> Your task: Include the line containing "0.01626, 0.01504, 0.01405];" and all lines before it, repeated exactly from the listing below, without pictures.

::::

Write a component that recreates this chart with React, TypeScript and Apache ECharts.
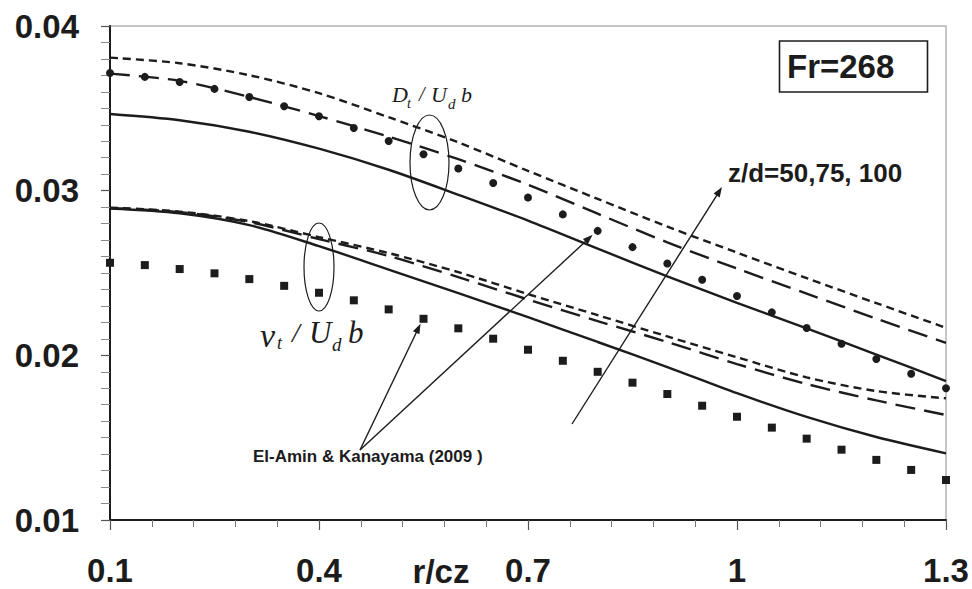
import React, { useEffect, useRef } from "react";
import * as echarts from "echarts";

// radial positions of the model curves (r/cz)
const xModel = [0.1, 0.2, 0.3, 0.4, 0.5, 0.6, 0.7, 0.8, 0.9, 1.0, 1.1, 1.2, 1.3];

// D_t / U_d b for z/d = 50, 75, 100
const dtZ50 = [0.03808, 0.03774, 0.03701, 0.03592, 0.03446, 0.03293, 0.0312, 0.0295, 0.02782, 0.02624, 0.02469, 0.02317, 0.02167];
const dtZ75 = [0.03711, 0.03667, 0.03569, 0.03453, 0.03328, 0.03191, 0.03036, 0.0286, 0.02686, 0.02527, 0.02375, 0.02223, 0.02076];
const dtZ100 = [0.03466, 0.03428, 0.03358, 0.03255, 0.03127, 0.02975, 0.02818, 0.02648, 0.0248, 0.02318, 0.02164, 0.02005, 0.01844];

// nu_t / U_d b for z/d = 50, 75, 100
const nuZ50 = [0.02897, 0.02873, 0.02815, 0.02718, 0.02621, 0.02505, 0.02372, 0.02244, 0.02115, 0.01988, 0.01866, 0.01783, 0.01739];
const nuZ75 = [0.02894, 0.0287, 0.02809, 0.02706, 0.02603, 0.02475, 0.02339, 0.02208, 0.02081, 0.01947, 0.01826, 0.01726, 0.01638];
const nuZ100 = [0.02892, 0.02863, 0.02791, 0.02663, 0.02521, 0.02378, 0.02232, 0.02081, 0.01929, 0.0177, 0.01626, 0.01504, 0.01405];

// El-Amin & Kanayama (2009) points
const xObs = [0.1, 0.15, 0.2, 0.25, 0.3, 0.35, 0.4, 0.45, 0.5, 0.55, 0.6, 0.65, 0.7, 0.75, 0.8, 0.85, 0.9, 0.95, 1.0, 1.05, 1.1, 1.15, 1.2, 1.25, 1.3];
const dtObs = [0.03715, 0.03691, 0.0366, 0.03618, 0.03569, 0.03513, 0.03452, 0.03381, 0.03302, 0.03221, 0.03135, 0.03047, 0.02959, 0.02856, 0.02756, 0.02657, 0.02558, 0.02459, 0.0236, 0.02261, 0.02166, 0.0207, 0.01978, 0.01888, 0.018];
const nuObs = [0.02562, 0.02548, 0.02524, 0.02498, 0.02463, 0.02422, 0.0238, 0.02334, 0.02279, 0.02222, 0.02164, 0.02101, 0.02034, 0.01967, 0.019, 0.01834, 0.01765, 0.01694, 0.01627, 0.01561, 0.01494, 0.01427, 0.01365, 0.01304, 0.01243];

const SANS = '"Liberation Sans", Arial, Helvetica, sans-serif';
const SERIF = '"Liberation Serif", "Times New Roman", serif';
const INK = "#1c1c1c";

const SHORT_DASH = [8, 5];
const LONG_DASH = [20, 9];

function pairs(xs: number[], ys: number[]) {
  return xs.map((x, i) => [x, ys[i]]);
}

function curve(name: string, ys: number[], dash: any) {
  return {
    name,
    type: "line",
    data: pairs(xModel, ys),
    symbol: "none",
    smooth: 0.3,
    lineStyle: { color: INK, width: 2.4, type: dash },
    z: 2,
  };
}

function arrow(x1: number, y1: number, x2: number, y2: number) {
  const dx = x2 - x1;
  const dy = y2 - y1;
  const len = Math.hypot(dx, dy);
  const ux = dx / len;
  const uy = dy / len;
  const head = 10;
  const half = 3.6;
  const bx = x2 - ux * head;
  const by = y2 - uy * head;
  return [
    {
      type: "line",
      shape: { x1, y1, x2: bx + ux * 2, y2: by + uy * 2 },
      style: { stroke: INK, lineWidth: 1.4 },
      z: 10,
    },
    {
      type: "polygon",
      shape: {
        points: [
          [x2, y2],
          [bx - uy * half, by + ux * half],
          [bx + uy * half, by - ux * half],
        ],
      },
      style: { fill: INK },
      z: 10,
    },
  ];
}

function label(text: string, x: number, y: number, font: string, align = "left") {
  return {
    type: "text",
    x,
    y,
    z: 11,
    style: {
      text,
      font,
      fill: INK,
      textAlign: align,
      align,
      textVerticalAlign: "middle",
      verticalAlign: "middle",
    },
  };
}

const fmt = (v: number) => String(parseFloat(v.toFixed(3)));

export default function App() {
  const ref = useRef<HTMLDivElement>(null);

  useEffect(() => {
    if (!ref.current) return;
    const chart = echarts.init(ref.current, undefined, { renderer: "svg" });

    chart.setOption({
      animation: false,
      backgroundColor: "#ffffff",
      grid: {
        left: 110,
        right: 26,
        top: 26,
        bottom: 69,
        show: true,
        borderColor: "#b4b4b4",
        borderWidth: 1.5,
        backgroundColor: "transparent",
      },
      xAxis: {
        type: "value",
        min: 0.1,
        max: 1.3,
        interval: 0.3,
        splitLine: { show: false },
        axisLine: { show: true, onZero: false, lineStyle: { color: INK, width: 2 } },
        axisTick: { show: true, inside: false, length: 10, lineStyle: { color: "#555", width: 1.2 } },
        minorTick: { show: true, splitNumber: 5, length: 7, lineStyle: { color: "#777", width: 1 } },
        minorSplitLine: { show: false },
        axisLabel: {
          margin: 34,
          color: INK,
          fontFamily: SANS,
          fontWeight: "bold",
          fontSize: 33,
          formatter: fmt,
        },
      },
      yAxis: {
        type: "value",
        min: 0.01,
        max: 0.04,
        interval: 0.01,
        splitLine: { show: false },
        axisLine: { show: true, onZero: false, lineStyle: { color: INK, width: 2 } },
        axisTick: { show: true, inside: false, length: 9, lineStyle: { color: "#555", width: 1.2 } },
        minorTick: { show: true, splitNumber: 10, length: 9, lineStyle: { color: "#888", width: 1 } },
        minorSplitLine: { show: false },
        axisLabel: {
          margin: 31,
          color: INK,
          fontFamily: SANS,
          fontWeight: "bold",
          fontSize: 33,
          formatter: (v: number) => v.toFixed(2),
        },
      },
      series: [
        curve("Dt z/d=50", dtZ50, SHORT_DASH),
        curve("Dt z/d=75", dtZ75, LONG_DASH),
        curve("Dt z/d=100", dtZ100, "solid"),
        curve("nut z/d=50", nuZ50, SHORT_DASH),
        curve("nut z/d=75", nuZ75, LONG_DASH),
        curve("nut z/d=100", nuZ100, "solid"),
        {
          name: "Dt El-Amin & Kanayama",
          type: "scatter",
          symbol: "circle",
          symbolSize: 8,
          data: pairs(xObs, dtObs),
          itemStyle: { color: INK, opacity: 1 },
          z: 3,
        },
        {
          name: "nut El-Amin & Kanayama",
          type: "scatter",
          symbol: "rect",
          symbolSize: 8,
          data: pairs(xObs, nuObs),
          itemStyle: { color: INK, opacity: 1 },
          z: 3,
        },
      ],
    });

    // annotation layer: arrows point at observed points, so their tips come from the scales
    const circleTip = chart.convertToPixel({ gridIndex: 0 }, [xObs[14], dtObs[14]]) as number[];
    const squareTip = chart.convertToPixel({ gridIndex: 0 }, [xObs[9], nuObs[9]]) as number[];
    const src = [360, 450];

    const graphic: any[] = [
      ...arrow(src[0], src[1], squareTip[0] - 3, squareTip[1] + 5),
      ...arrow(src[0], src[1], circleTip[0] - 5, circleTip[1] + 4),
      ...arrow(572, 424, 722, 187),
      {
        type: "ellipse",
        shape: { cx: 429.5, cy: 162.5, rx: 19.5, ry: 47.5 },
        style: { fill: "none", stroke: INK, lineWidth: 1.2 },
        z: 10,
      },
      {
        type: "ellipse",
        shape: { cx: 319, cy: 267, rx: 15, ry: 44 },
        style: { fill: "none", stroke: INK, lineWidth: 1.2 },
        z: 10,
      },
      {
        type: "rect",
        shape: { x: 779.5, y: 41, width: 148, height: 51 },
        style: { fill: "#fff", stroke: INK, lineWidth: 1.6 },
        z: 10,
      },
      label("Fr=268", 787, 66, `bold 33px ${SANS}`),
      label("z/d=50,75, 100", 728, 172.5, `bold 26px ${SANS}`),
      label("El-Amin & Kanayama (2009 )", 253, 456, `bold 17px ${SANS}`),
      label("r/cz", 441, 571, `bold 33px ${SANS}`, "center"),
      // D_t / U_d b
      label("D", 392, 94, `italic 22px ${SERIF}`),
      label("t", 407, 103, `italic 14px ${SERIF}`),
      label("/", 419, 94, `italic 20px ${SERIF}`),
      label("U", 431, 94, `italic 22px ${SERIF}`),
      label("d", 448, 104, `italic 15px ${SERIF}`),
      label("b", 461, 94, `italic 22px ${SERIF}`),
      // nu_t / U_d b
      label("\u03bd", 260, 335, `italic 34px ${SERIF}`),
      label("t", 277, 343, `italic 18px ${SERIF}`),
      label("/", 292, 332, `italic 28px ${SERIF}`),
      label("U", 309, 332, `italic 31px ${SERIF}`),
      label("d", 332, 344, `italic 19px ${SERIF}`),
      label("b", 348, 332, `italic 31px ${SERIF}`),
    ];

    chart.setOption({ graphic });

    return () => {
      chart.dispose();
    };
  }, []);

  return (
    <div
      ref={ref}
      style={{ position: "absolute", left: 0, top: 0, width: 972, height: 589, background: "#fff" }}
    />
  );
}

::::

> Solution below:
Write a component that recreates this chart with React, TypeScript and Apache ECharts.
import React, { useEffect, useRef } from "react";
import * as echarts from "echarts";

// radial positions of the model curves (r/cz)
const xModel = [0.1, 0.2, 0.3, 0.4, 0.5, 0.6, 0.7, 0.8, 0.9, 1.0, 1.1, 1.2, 1.3];

// D_t / U_d b for z/d = 50, 75, 100
const dtZ50 = [0.03808, 0.03774, 0.03701, 0.03592, 0.03446, 0.03293, 0.0312, 0.0295, 0.02782, 0.02624, 0.02469, 0.02317, 0.02167];
const dtZ75 = [0.03711, 0.03667, 0.03569, 0.03453, 0.03328, 0.03191, 0.03036, 0.0286, 0.02686, 0.02527, 0.02375, 0.02223, 0.02076];
const dtZ100 = [0.03466, 0.03428, 0.03358, 0.03255, 0.03127, 0.02975, 0.02818, 0.02648, 0.0248, 0.02318, 0.02164, 0.02005, 0.01844];

// nu_t / U_d b for z/d = 50, 75, 100
const nuZ50 = [0.02897, 0.02873, 0.02815, 0.02718, 0.02621, 0.02505, 0.02372, 0.02244, 0.02115, 0.01988, 0.01866, 0.01783, 0.01739];
const nuZ75 = [0.02894, 0.0287, 0.02809, 0.02706, 0.02603, 0.02475, 0.02339, 0.02208, 0.02081, 0.01947, 0.01826, 0.01726, 0.01638];
const nuZ100 = [0.02892, 0.02863, 0.02791, 0.02663, 0.02521, 0.02378, 0.02232, 0.02081, 0.01929, 0.0177, 0.01626, 0.01504, 0.01405];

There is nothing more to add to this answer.